О, с каким усилием надо работать, чтобы у нас под ногами оказались не
возвышения земли, а надмившиеся от земных позывов желания!
С такими чувствами в волнующейся груди, не чуя каменистой тропы,
глубокой ночью вернулся я в деревенское пристанище, покинутое утром еще до
света, и высокая луна оказывала желанную услугу запоздалым путникам. Сейчас,
пока домашние заняты приготовлением ужина, я уединился в укромной части
дома, чтобы по горячим следам спешно написать тебе это; иначе, если отложу,
из-за перемены места изменится, пожалуй, состояние души, и намерение писать
остынет.
Видишь, любезный отец, как я не хочу ничего в себе утаить от твоих
глаз, добросовестно открывая тебе не только свою жизнь, но и все помыслы;
прошу помолиться о них, чтобы после чересчур затянувшейся шаткости и
неопределенности они когда-нибудь установились и после напрасных и
бесчисленных метаний обратились к единому, доброму, истинному, надежному,
постоянному. Всего тебе доброго.
Малавсана, 26 апреля [1336]
ЛАВРОВОГО ВЕНКА
Я на распутье двух дорог и не знаю, по какой двинуться. История
удивительная, хотя краткая. Сегодня как раз в третьем часу мне пришло
послание от сената, где с убедительной настоятельностью меня зовут в Рим для
принятия поэтических лавров. В этот же сегодняшний день около десятого часа
с письмом о том же деле ко мне приезжает человек от канцлера Парижского
университета Роберта, моего славного соотечественника, очень сочувствующего
моим занятиям; приводя превосходные основания, он убеждает меня ехать в
Париж. Ты мне скажи, кто бы когда предсказал, что нечто подобное может
случиться среди этих утесов? Дело кажется настолько невероятным, что я
переслал тебе оба письма, не нарушив печатей. Одно зовет на восток, другое
на запад; ты увидишь, какие веские доводы толкают меня и туда, и сюда.
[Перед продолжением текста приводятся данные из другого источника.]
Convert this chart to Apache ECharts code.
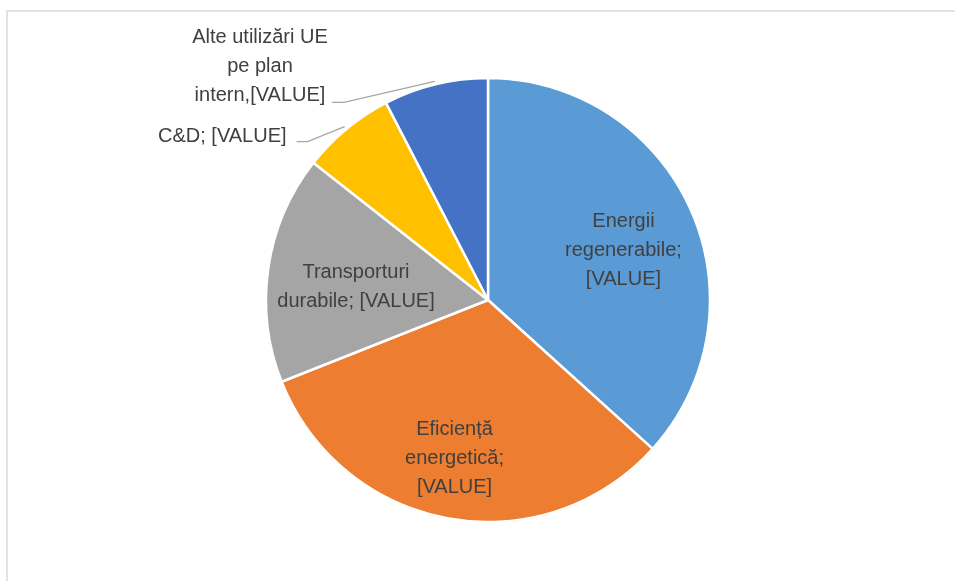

Знаю, конечно: в человеческой жизни нет почти ничего надежного; если не
ошибаюсь, в своих заботах и делах мы большей частью бываем обмануты тенями.
И все-таки, раз уж дух юности больше тянется к славе, чем к добродетели,
почему бы мне, - ибо ты придаешь мне смелости по-дружески хвалиться перед
тобой, - не увидеть в случившемся такой же славы для себя, какую некогда
могущественнейший царь Африки Сифак видел в том, что две величайших столицы
мира, Рим и Карфаген, одновременно предложили ему дружбу? Разумеется, там
была оказана честь его власти и богатствам, здесь - мне лично; недаром он
предстал просителям восседающим среди золота и драгоценных камней на
величественном троне, а меня они нашли одиноко бродящим у берегов Сорги,
утром по лесам, вечером по лугам; мне предлагали почести, от него ждали
помощи.
Но радость плохая советчица, и потому, признаться, насколько я рад
этому событию, настолько же раздвоен душой; туда меня влечет блеск новизны,
сюда уважение к старости, туда друг, сюда отечество. Только одно
перевешивает на второй чаше то, что в Италии есть сицилийский король,
которого из всех смертных я всего спокойней мог бы видеть судьей над
талантами. Вот какие заботы меня терзают; ты, не гнушавшийся простирать свою
длань, чтобы разрешать их, веди своим советом колеблющуюся душу. Живи и
здравствуй, краса наша.
У истока Сорги, 1 сентября [1340], под вечер
СТАРИНЫ, ВСЕГДА ПРЕЗИРАЮЩИХ СОВРЕМЕННОСТЬ
Миру давно уже известно, скольким тебе, краса государей, обязаны все
теперешние труды на поприще свободных и благородных искусств, в которых ты
благодаря своему прилежанию тоже сделал себя государем с диадемою, если не
ошибаюсь, намного более блистательной, чем корона твоего мирского царства.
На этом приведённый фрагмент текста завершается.